• [TO DO]
Repeat each record exactly. Any picture gets left out.

(Records from a data source)
--------------------------------
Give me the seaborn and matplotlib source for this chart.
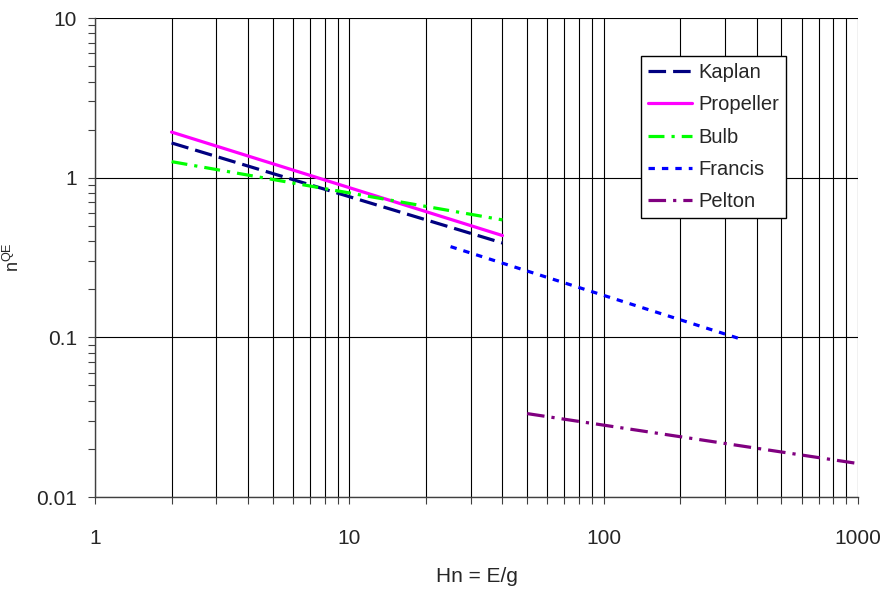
import numpy as np
import pandas as pd
import matplotlib
matplotlib.use("Agg")
import matplotlib.pyplot as plt
from matplotlib.ticker import LogLocator, FixedLocator, FixedFormatter, NullFormatter
import seaborn as sns

# ---- data (endpoints) ----
kaplan_x = [2, 40]
kaplan_y = [1.65, 0.39]
propeller_x = [2, 40]
propeller_y = [1.93, 0.434]
bulb_x = [2, 40]
bulb_y = [1.26, 0.544]
francis_x = [25, 350]
francis_y = [0.37, 0.097]
pelton_x = [50, 1000]
pelton_y = [0.0333, 0.0162]

x_ticks = [1, 10, 100, 1000]
x_tick_labels = ["1", "10", "100", "1000"]
y_ticks = [0.01, 0.1, 1, 10]
y_tick_labels = ["0.01", "0.1", "1", "10"]

sns.set_theme(style="white")
plt.rcParams['font.family'] = ['Liberation Sans', 'DejaVu Sans']
plt.rcParams['mathtext.fontset'] = 'custom'
plt.rcParams['mathtext.rm'] = 'Liberation Sans'

fig = plt.figure(figsize=(8.87, 5.90), dpi=100)
ax = fig.add_axes([95/887, 1 - 497/590, (858-95)/887, (497-18)/590])

series = [
    ("Kaplan", kaplan_x, kaplan_y, "#000080", (0, (5.5, 2.2))),
    ("Propeller", propeller_x, propeller_y, "#FF00FF", "-"),
    ("Bulb", bulb_x, bulb_y, "#00FF00", (0, (5.0, 2.2, 1.0, 2.2))),
    ("Francis", francis_x, francis_y, "#0000FF", (0, (2.0, 2.2))),
    ("Pelton", pelton_x, pelton_y, "#800080", (0, (5.5, 2.2, 1.0, 2.2))),
]

for name, xs, ys, col, ls in series:
    df = pd.DataFrame({"x": xs, "y": ys})
    sns.lineplot(data=df, x="x", y="y", ax=ax, color=col, linestyle=ls,
                 linewidth=2.3, label=name)

ax.set_xscale("log")
ax.set_yscale("log")
ax.set_xlim(1, 1000)
ax.set_ylim(0.01, 10)

ax.xaxis.set_major_locator(FixedLocator(x_ticks))
ax.xaxis.set_major_formatter(FixedFormatter(x_tick_labels))
ax.xaxis.set_minor_locator(LogLocator(base=10, subs=np.arange(2, 10)))
ax.xaxis.set_minor_formatter(NullFormatter())
ax.yaxis.set_major_locator(FixedLocator(y_ticks))
ax.yaxis.set_major_formatter(FixedFormatter(y_tick_labels))
ax.yaxis.set_minor_locator(LogLocator(base=10, subs=np.arange(2, 10)))
ax.yaxis.set_minor_formatter(NullFormatter())

ax.grid(True, which="major", axis="both", color="black", linewidth=0.8)
ax.grid(True, which="minor", axis="x", color="black", linewidth=0.8)
ax.set_axisbelow(True)

for side in ["top", "right"]:
    ax.spines[side].set_visible(False)
for side in ["left", "bottom"]:
    ax.spines[side].set_color("#404040")
    ax.spines[side].set_linewidth(1.0)

ax.tick_params(axis="x", which="both", direction="out", length=5, width=0.8,
               color="#404040", bottom=True, labelsize=15, pad=18)
ax.tick_params(axis="y", which="both", direction="out", length=5, width=0.8,
               color="#404040", left=True, labelsize=15, pad=8)

ax.set_xlabel("Hn = E/g", fontsize=15)
ax.xaxis.set_label_coords(0.5, (497-586)/479)
ax.xaxis.label.set_verticalalignment("bottom")
ax.set_ylabel(r"n$^{\mathregular{QE}}$", fontsize=13)
ax.yaxis.set_label_coords((23-95)/763, 0.5)

leg = ax.legend(loc="upper left", bbox_to_anchor=((641-95)/763, (497-56)/479),
                fontsize=14.5, frameon=True, fancybox=False, framealpha=1,
                edgecolor="black", handlelength=2.2, handletextpad=0.3,
                labelspacing=0.66, borderpad=0.35, borderaxespad=0)
leg.get_frame().set_linewidth(1.0)

fig.savefig("out.png", dpi=100)
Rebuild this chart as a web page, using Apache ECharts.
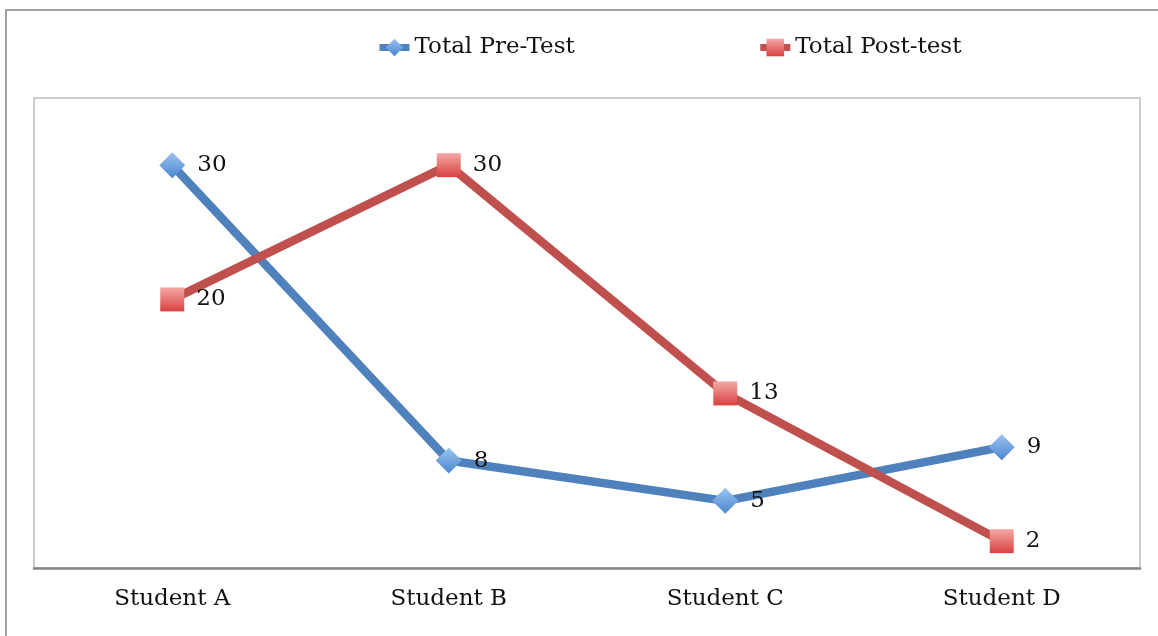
--------------------------------
• [EXERCISE RESPONSE]
Give me the seaborn and matplotlib source for this chart.
import numpy as np
import pandas as pd
import matplotlib
matplotlib.use("Agg")
import matplotlib.pyplot as plt
from matplotlib.ticker import LogLocator, FixedLocator, FixedFormatter, NullFormatter
import seaborn as sns

# ---- data (endpoints) ----
kaplan_x = [2, 40]
kaplan_y = [1.65, 0.39]
propeller_x = [2, 40]
propeller_y = [1.93, 0.434]
bulb_x = [2, 40]
bulb_y = [1.26, 0.544]
francis_x = [25, 350]
francis_y = [0.37, 0.097]
pelton_x = [50, 1000]
pelton_y = [0.0333, 0.0162]

x_ticks = [1, 10, 100, 1000]
x_tick_labels = ["1", "10", "100", "1000"]
y_ticks = [0.01, 0.1, 1, 10]
y_tick_labels = ["0.01", "0.1", "1", "10"]

sns.set_theme(style="white")
plt.rcParams['font.family'] = ['Liberation Sans', 'DejaVu Sans']
plt.rcParams['mathtext.fontset'] = 'custom'
plt.rcParams['mathtext.rm'] = 'Liberation Sans'

fig = plt.figure(figsize=(8.87, 5.90), dpi=100)
ax = fig.add_axes([95/887, 1 - 497/590, (858-95)/887, (497-18)/590])

series = [
    ("Kaplan", kaplan_x, kaplan_y, "#000080", (0, (5.5, 2.2))),
    ("Propeller", propeller_x, propeller_y, "#FF00FF", "-"),
    ("Bulb", bulb_x, bulb_y, "#00FF00", (0, (5.0, 2.2, 1.0, 2.2))),
    ("Francis", francis_x, francis_y, "#0000FF", (0, (2.0, 2.2))),
    ("Pelton", pelton_x, pelton_y, "#800080", (0, (5.5, 2.2, 1.0, 2.2))),
]

for name, xs, ys, col, ls in series:
    df = pd.DataFrame({"x": xs, "y": ys})
    sns.lineplot(data=df, x="x", y="y", ax=ax, color=col, linestyle=ls,
                 linewidth=2.3, label=name)

ax.set_xscale("log")
ax.set_yscale("log")
ax.set_xlim(1, 1000)
ax.set_ylim(0.01, 10)

ax.xaxis.set_major_locator(FixedLocator(x_ticks))
ax.xaxis.set_major_formatter(FixedFormatter(x_tick_labels))
ax.xaxis.set_minor_locator(LogLocator(base=10, subs=np.arange(2, 10)))
ax.xaxis.set_minor_formatter(NullFormatter())
ax.yaxis.set_major_locator(FixedLocator(y_ticks))
ax.yaxis.set_major_formatter(FixedFormatter(y_tick_labels))
ax.yaxis.set_minor_locator(LogLocator(base=10, subs=np.arange(2, 10)))
ax.yaxis.set_minor_formatter(NullFormatter())

ax.grid(True, which="major", axis="both", color="black", linewidth=0.8)
ax.grid(True, which="minor", axis="x", color="black", linewidth=0.8)
ax.set_axisbelow(True)

for side in ["top", "right"]:
    ax.spines[side].set_visible(False)
for side in ["left", "bottom"]:
    ax.spines[side].set_color("#404040")
    ax.spines[side].set_linewidth(1.0)

ax.tick_params(axis="x", which="both", direction="out", length=5, width=0.8,
               color="#404040", bottom=True, labelsize=15, pad=18)
ax.tick_params(axis="y", which="both", direction="out", length=5, width=0.8,
               color="#404040", left=True, labelsize=15, pad=8)

ax.set_xlabel("Hn = E/g", fontsize=15)
ax.xaxis.set_label_coords(0.5, (497-586)/479)
ax.xaxis.label.set_verticalalignment("bottom")
ax.set_ylabel(r"n$^{\mathregular{QE}}$", fontsize=13)
ax.yaxis.set_label_coords((23-95)/763, 0.5)

leg = ax.legend(loc="upper left", bbox_to_anchor=((641-95)/763, (497-56)/479),
                fontsize=14.5, frameon=True, fancybox=False, framealpha=1,
                edgecolor="black", handlelength=2.2, handletextpad=0.3,
                labelspacing=0.66, borderpad=0.35, borderaxespad=0)
leg.get_frame().set_linewidth(1.0)

fig.savefig("out.png", dpi=100)
Rebuild this chart as a web page, using Apache ECharts.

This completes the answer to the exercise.